While Texas is first in the nation in crude oil production, California ranked third from 2012 through 2016, slipping to fourth behind Alaska in 2017 and sixth in recent monthly production reports. That’s because California’s regulatory and tax policies actively discourage new production in the Golden State, even though the state has the third-largest proved reserves in the nation.

As recently as 2002, oil production in California was a full 64% of production in Texas. But that fell two-thirds from its peak in 1985 and by 32% since 2002. By 2017, California’s crude oil production was only 14 percent of Texas’ total, 174,000 barrels to 1,272,575 barrels.

It’s not just production; it’s also exploration, which determines a region’s proved reserves (oil and gas that can be extracted). Since 1986, California’s proved crude oil reserves have declined 59% as state regulators and elected officials have discouraged the industry. In Texas, proved reserves increased 80% over the same 30 year period.

California’s anti-oil attitude has taken on aspects of a crusade, with the legislature considering a bill this year to ban the internal combustion engine.

Occidental Petroleum (NYSE: OXY), America’s fifth-largest oil and gas exploration company founded more than 100 years ago, saw the handwriting on the wall in 2014 when it announced that it was spinning off its California assets into a separate company and moving its corporate headquarters to Texas.

At the time, Occidental’s CEO said, “Creating two separate energy companies will result in more focused businesses that will be competitive industry leaders.” That talk was likely overoptimistic for the spun-off firm, California Resources Corp. (NYSE: CRC), which was estimated at the time to be worth about $14 billion with 8,000 employees.

Today, California Resources Corp. has a market capitalization of $1.5 billion and employs 1,450 people in California.
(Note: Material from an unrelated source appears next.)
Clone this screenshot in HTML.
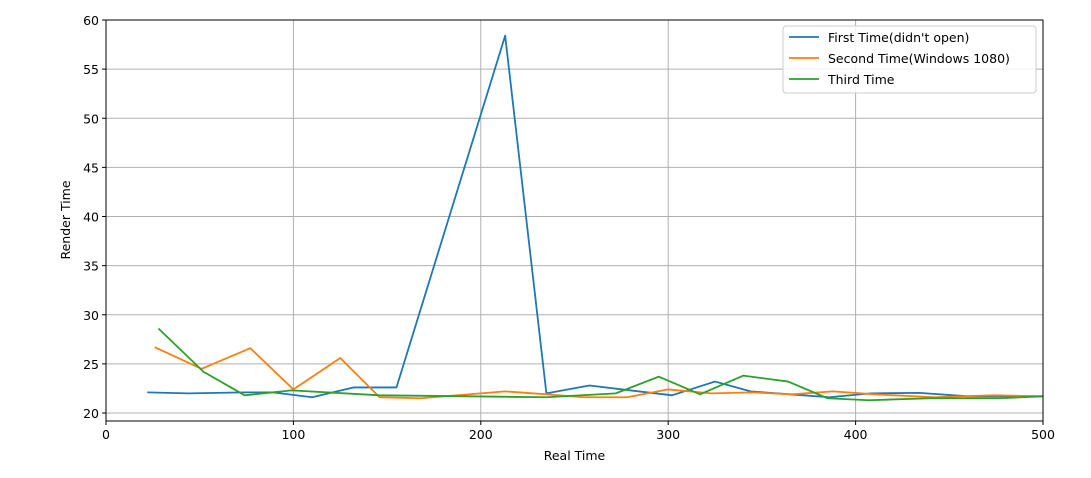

Since the spin off in November 2014, California Resources Corp. has seen its share value plunge 65% while Occidental’s share price declined 19%. The price of the benchmark West Texas Intermediate (WTI) was down 7% since the spin off was finalized.
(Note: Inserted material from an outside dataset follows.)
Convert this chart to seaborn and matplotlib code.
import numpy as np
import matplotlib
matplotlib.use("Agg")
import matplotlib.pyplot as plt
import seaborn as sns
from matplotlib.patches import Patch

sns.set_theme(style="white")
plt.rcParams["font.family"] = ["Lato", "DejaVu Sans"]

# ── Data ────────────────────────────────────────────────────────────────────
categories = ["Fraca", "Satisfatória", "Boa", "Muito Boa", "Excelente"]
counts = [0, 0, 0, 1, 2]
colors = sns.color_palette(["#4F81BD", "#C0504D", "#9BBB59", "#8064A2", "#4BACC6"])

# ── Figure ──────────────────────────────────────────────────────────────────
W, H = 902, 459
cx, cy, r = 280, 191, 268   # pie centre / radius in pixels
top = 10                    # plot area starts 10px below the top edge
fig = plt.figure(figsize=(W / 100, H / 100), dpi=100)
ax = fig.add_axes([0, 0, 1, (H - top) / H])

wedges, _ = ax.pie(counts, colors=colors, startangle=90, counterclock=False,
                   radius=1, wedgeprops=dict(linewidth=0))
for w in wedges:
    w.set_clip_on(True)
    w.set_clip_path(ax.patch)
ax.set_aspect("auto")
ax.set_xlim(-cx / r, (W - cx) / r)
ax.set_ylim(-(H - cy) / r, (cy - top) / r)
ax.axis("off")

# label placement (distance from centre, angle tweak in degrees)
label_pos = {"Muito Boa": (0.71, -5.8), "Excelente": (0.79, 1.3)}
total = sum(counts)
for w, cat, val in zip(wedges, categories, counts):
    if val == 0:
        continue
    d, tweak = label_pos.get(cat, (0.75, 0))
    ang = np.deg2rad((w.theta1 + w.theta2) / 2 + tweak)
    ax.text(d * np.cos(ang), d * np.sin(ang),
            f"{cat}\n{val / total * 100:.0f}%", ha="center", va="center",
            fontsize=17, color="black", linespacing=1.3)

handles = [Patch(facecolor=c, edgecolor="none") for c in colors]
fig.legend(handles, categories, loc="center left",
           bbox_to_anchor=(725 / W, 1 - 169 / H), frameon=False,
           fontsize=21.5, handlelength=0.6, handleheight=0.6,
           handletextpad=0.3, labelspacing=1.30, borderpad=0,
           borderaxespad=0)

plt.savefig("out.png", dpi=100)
In an August interview with the Houston Chronicle, Occidental’s CEO Vicki Hollub was asked about how the firm she leads was able to prosper during the downturn in oil prices. She responded, “…we exited low-margin, low-return businesses… we spun off California.”

California wasn’t always a low-margin, low-return place to do business. But by 2011, it was becoming increasingly difficult to operate in the state as an oil company. Through October of that year, California’s oil drilling regulator had approved 14 drilling permits out of 199 applications received, a 7% approval rate. Only two years earlier, under the state’s last Republican governor, 71% of permits were granted. Occidental Petroleum’s CEO cited the slow rate of California’s permit approvals as the reason for the company’s oil and natural gas production decline. The permit slowdown got so pronounced that California’s oil companies warned Gov. Jerry Brown (D-CA) that more than $1 billion in investment and 6,000 jobs were at risk.
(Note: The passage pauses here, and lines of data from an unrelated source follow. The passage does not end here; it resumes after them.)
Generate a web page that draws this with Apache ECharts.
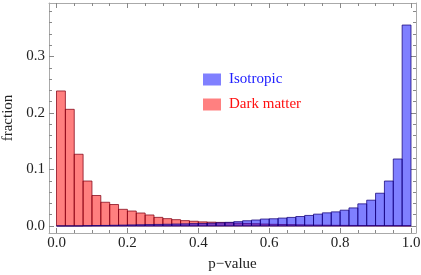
<!DOCTYPE html>
<html>
<head>
<meta charset="utf-8">
<script src="https://cdn.jsdelivr.net/npm/echarts@6/dist/echarts.min.js"></script>
<style>html,body{margin:0;padding:0;background:#fff}#c{width:421px;height:275px}</style>
</head>
<body>
<div id="c"></div>
<script>
// bins: 40 bins of width 0.025 on [0,1]
const binWidth = 0.025;
const darkMatter = [0.239, 0.2065, 0.127, 0.0796, 0.054, 0.042, 0.038, 0.0295, 0.0265, 0.023,
  0.0195, 0.0153, 0.013, 0.0112, 0.0095, 0.0084, 0.0073, 0.0068, 0.0064, 0.0058,
  0.005, 0.0045, 0.004, 0.0035, 0.003, 0.0027, 0.0024, 0.0021, 0.0018, 0.0016,
  0.0014, 0.0012, 0.0011, 0.001, 0.0009, 0.0008, 0.0007, 0.0006, 0.0005, 0.0004];
const isotropic = [0, 0, 0, 0.0005, 0.0008, 0.001, 0.0013, 0.0016, 0.0019, 0.0022,
  0.0025, 0.0028, 0.0031, 0.0035, 0.0038, 0.0042, 0.0045, 0.005, 0.0057, 0.0065,
  0.0077, 0.0093, 0.0106, 0.0123, 0.0128, 0.014, 0.0152, 0.0168, 0.0187, 0.021,
  0.0233, 0.025, 0.028, 0.032, 0.0392, 0.0457, 0.058, 0.0796, 0.1186, 0.3557];
const xMajor = [0, 0.2, 0.4, 0.6, 0.8, 1.0];
const xMinor = [0.05, 0.1, 0.15, 0.25, 0.3, 0.35, 0.45, 0.5, 0.55, 0.65, 0.7, 0.75, 0.85, 0.9, 0.95];
const yMajor = [0, 0.1, 0.2, 0.3];
const yMinor = [0.02, 0.04, 0.06, 0.08, 0.12, 0.14, 0.16, 0.18, 0.22, 0.24, 0.26, 0.28, 0.32, 0.34, 0.36, 0.38];

const X_MIN = -0.0212, X_MAX = 1.0141, Y_MIN = -0.0124, Y_MAX = 0.3947;
const font = 'Liberation Serif';
const tickColor = '#888';
const frameColor = '#aaa';

function toData(vals) {
  return vals.map((v, i) => [i * binWidth, (i + 1) * binWidth, v]);
}
function makeRender(fill, stroke) {
  return function (params, api) {
    const p0 = api.coord([api.value(0), 0]);
    const p1 = api.coord([api.value(1), api.value(2)]);
    return {
      type: 'rect',
      shape: { x: p0[0], y: p1[1], width: p1[0] - p0[0], height: p0[1] - p1[1] },
      style: { fill: fill, stroke: stroke, lineWidth: 1 }
    };
  };
}
function ax(dim, grid, pos, vals, len, labels, line) {
  return {
    type: 'value', position: pos, gridIndex: grid, offset: 0,
    min: dim === 'x' ? X_MIN : Y_MIN, max: dim === 'x' ? X_MAX : Y_MAX,
    axisLine: { show: line, onZero: false, lineStyle: { color: frameColor, width: 1 } }, splitLine: { show: false },
    axisTick: { show: true, inside: true, length: len, customValues: vals, lineStyle: { color: tickColor } },
    axisLabel: labels ? { show: true, customValues: vals, margin: dim === 'x' ? 3 : 4, color: '#222', fontFamily: font, fontSize: 15,
      formatter: v => v.toFixed(1) } : { show: false }
  };
}

const xAxes = [
  ax('x', 0, 'bottom', xMajor, 5, true, true), ax('x', 0, 'top', xMajor, 5, false, true),
  ax('x', 1, 'bottom', xMinor, 3, false, false), ax('x', 1, 'top', xMinor, 3, false, false)
];
xAxes[0].name = 'p\u2212value';
xAxes[0].nameLocation = 'middle';
xAxes[0].nameGap = 24;
xAxes[0].nameTextStyle = { fontFamily: font, fontSize: 15, color: '#222' };
const yAxes = [
  ax('y', 0, 'left', yMajor, 5, true, true), ax('y', 0, 'right', yMajor, 5, false, true),
  ax('y', 1, 'left', yMinor, 3, false, false), ax('y', 1, 'right', yMinor, 3, false, false)
];
yAxes[0].name = 'fraction';
yAxes[0].nameLocation = 'middle';
yAxes[0].nameGap = 32;
yAxes[0].nameTextStyle = { fontFamily: font, fontSize: 15, color: '#222' };

const gridBox = { left: 49, top: 3, width: 367, height: 230, containLabel: false, outerBoundsMode: 'none' };

const chart = echarts.init(document.getElementById('c'), null, { renderer: 'canvas' });
chart.setOption({
  animation: false,
  backgroundColor: '#fff',
  grid: [Object.assign({}, gridBox), Object.assign({}, gridBox)],
  xAxis: xAxes,
  yAxis: yAxes,
  legend: {
    orient: 'vertical', left: 198, top: 67, itemWidth: 18, itemHeight: 12, itemGap: 10,
    icon: 'rect',
    textStyle: { fontFamily: font, fontSize: 15, padding: [0, 0, 0, 3] },
    data: [
      { name: 'Isotropic', textStyle: { color: '#2020ff', fontFamily: font }, itemStyle: { color: '#8080ff', borderWidth: 0 } },
      { name: 'Dark matter', textStyle: { color: '#ff1010', fontFamily: font }, itemStyle: { color: '#ff8080', borderWidth: 0 } }
    ]
  },
  series: [
    { name: 'Dark matter', type: 'custom', xAxisIndex: 0, yAxisIndex: 0, data: toData(darkMatter),
      itemStyle: { color: '#ff8080' }, renderItem: makeRender('rgba(255,0,0,0.5)', 'rgba(130,0,20,0.75)') },
    { name: 'Isotropic', type: 'custom', xAxisIndex: 0, yAxisIndex: 0, data: toData(isotropic),
      itemStyle: { color: '#8080ff' }, renderItem: makeRender('rgba(0,0,255,0.5)', 'rgba(20,0,120,0.75)') }
  ]
});
</script>
</body>
</html>
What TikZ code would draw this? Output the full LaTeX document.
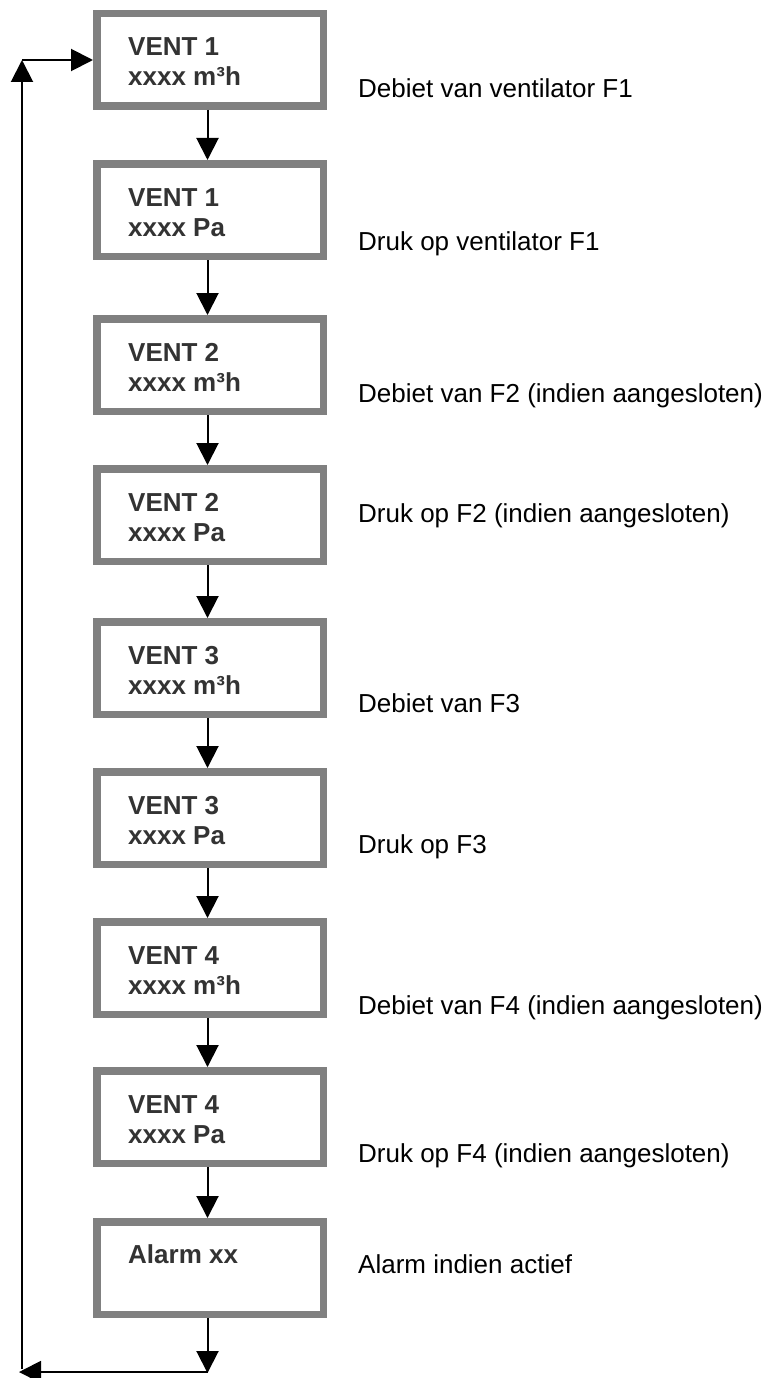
\documentclass[tikz,border=0pt]{standalone}
\usepackage{fontspec}
\setmainfont{Liberation Sans}
\usetikzlibrary{arrows.meta}
\definecolor{framegray}{RGB}{128,128,128}
\definecolor{boxtext}{RGB}{51,51,51}

\begin{document}
\begin{tikzpicture}[x=1pt,y=-1pt,
  stepbox/.style={draw=framegray, line width=7.5pt, minimum width=226.5pt,
    minimum height=92.5pt, inner sep=0pt, fill=white},
  boxline/.style={anchor=base west, inner sep=0pt,
    font=\fontsize{26}{30}\selectfont\bfseries, text=boxtext},
  note/.style={anchor=base west, inner sep=0pt,
    font=\fontsize{26}{30}\selectfont, text=black},
  flow/.style={line width=2pt, -{Triangle[length=22pt,width=22pt]}},
]
\useasboundingbox (0,0) rectangle (775,1378);

% menu screens
\node[stepbox] (b1) at (210,60)   {};
\node[stepbox] (b2) at (210,210)  {};
\node[stepbox] (b3) at (210,365)  {};
\node[stepbox] (b4) at (210,515)  {};
\node[stepbox] (b5) at (210,668)  {};
\node[stepbox] (b6) at (210,818)  {};
\node[stepbox] (b7) at (210,968)  {};
\node[stepbox] (b8) at (210,1117) {};
\node[stepbox] (b9) at (210,1268) {};

% screen contents
\node[boxline] (t1a) at (128,56)   {VENT 1};
\node[boxline] (t1b) at (128,86)   {xxxx m³h};
\node[boxline] (t2a) at (128,206)  {VENT 1};
\node[boxline] (t2b) at (128,236)  {xxxx Pa};
\node[boxline] (t3a) at (128,361)  {VENT 2};
\node[boxline] (t3b) at (128,391)  {xxxx m³h};
\node[boxline] (t4a) at (128,511)  {VENT 2};
\node[boxline] (t4b) at (128,541)  {xxxx Pa};
\node[boxline] (t5a) at (128,664)  {VENT 3};
\node[boxline] (t5b) at (128,694)  {xxxx m³h};
\node[boxline] (t6a) at (128,814)  {VENT 3};
\node[boxline] (t6b) at (128,844)  {xxxx Pa};
\node[boxline] (t7a) at (128,964)  {VENT 4};
\node[boxline] (t7b) at (128,994)  {xxxx m³h};
\node[boxline] (t8a) at (128,1113) {VENT 4};
\node[boxline] (t8b) at (128,1143) {xxxx Pa};
\node[boxline] (t9a) at (128,1263) {Alarm xx};

% explanations
\node[note] (l1) at (358,98)   {Debiet van ventilator F1};
\node[note] (l2) at (358,250)  {Druk op ventilator F1};
\node[note] (l3) at (358,402)  {Debiet van F2 (indien aangesloten)};
\node[note] (l4) at (358,522)  {Druk op F2 (indien aangesloten)};
\node[note] (l5) at (358,712)  {Debiet van F3};
\node[note] (l6) at (358,853)  {Druk op F3};
\node[note] (l7) at (358,1014) {Debiet van F4 (indien aangesloten)};
\node[note] (l8) at (358,1162) {Druk op F4 (indien aangesloten)};
\node[note] (l9) at (358,1273) {Alarm indien actief};

% step-to-step arrows
\foreach \a/\b in {b1/b2,b2/b3,b3/b4,b4/b5,b5/b6,b6/b7,b7/b8,b8/b9}
  \draw[flow] ([xshift=-2.5pt]\a.south) -- ([xshift=-2.5pt]\b.north);

% return loop
\coordinate (down)  at (207.5,1373);
\coordinate (turn)  at (207.5,1372);
\coordinate (botL)  at (19,1372);
\coordinate (riseB) at (22,1369);
\coordinate (riseT) at (22,60);
\coordinate (topL)  at (22,60);

\draw[flow] ([xshift=-2.5pt]b9.south) -- (down);
\draw[flow] (turn) -- (botL);
\draw[flow] (riseB) -- (riseT);
\draw[flow] (topL) -- (b1.west);
\end{tikzpicture}
\end{document}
As California’s policies applied pressure to American-produced oil and gas production, the result was easily predictable: crude oil production declined 53% from 1982 to 2017 while dry natural gas production fell 46%. In the same 35-year period, Texas oil production increased 40% while dry gas production increased 3%, even with much of the latter restricted by lack of access to pipelines and liquefied natural gas export terminals.

Yes, California and Texas have geological differences. But those differences can be overcome with capital, technology and innovation. What’s far more difficult to overcome is government policy that actively discourages investment.

Californians may not be producing as much natural gas, but they’re certainly using it. While California’s natural gas production collapsed by almost half over the past 35 years, consumption has held steady, with 2.1 million cubic feet consumed in 2017, down less than 2% from 20 years earlier. In 1997, California produced about 13% of its domestic natural gas needs, slipping to 9% last year. About 28% of the natural gas California uses in state is used to produce electricity. But, California is America’s largest importer of electricity and this consumption number doesn’t account for natural gas used in out of state generating facilities.

Texas’ natural gas consumption dropped by almost 6% between 1997 and 2017 as the state’s industries became more efficient – even as the state’s population grew by 46%. At the same time, Texas produced about 47% more dry gas than it consumed in 1997 compared to a surplus of 62% in 2017, some of which was shipped via pipeline to California.

The net result of California’s policies is that it must import more of its energy, with much of the shortfall coming in by supertanker, a mode of transportation that carries greater risks to the environment than locally produced oil and gas. And, in the case of oil and natural gas imported from overseas, few if any of the exporting nations feature environmental protections approaching those enforced in California or the U.S. at large.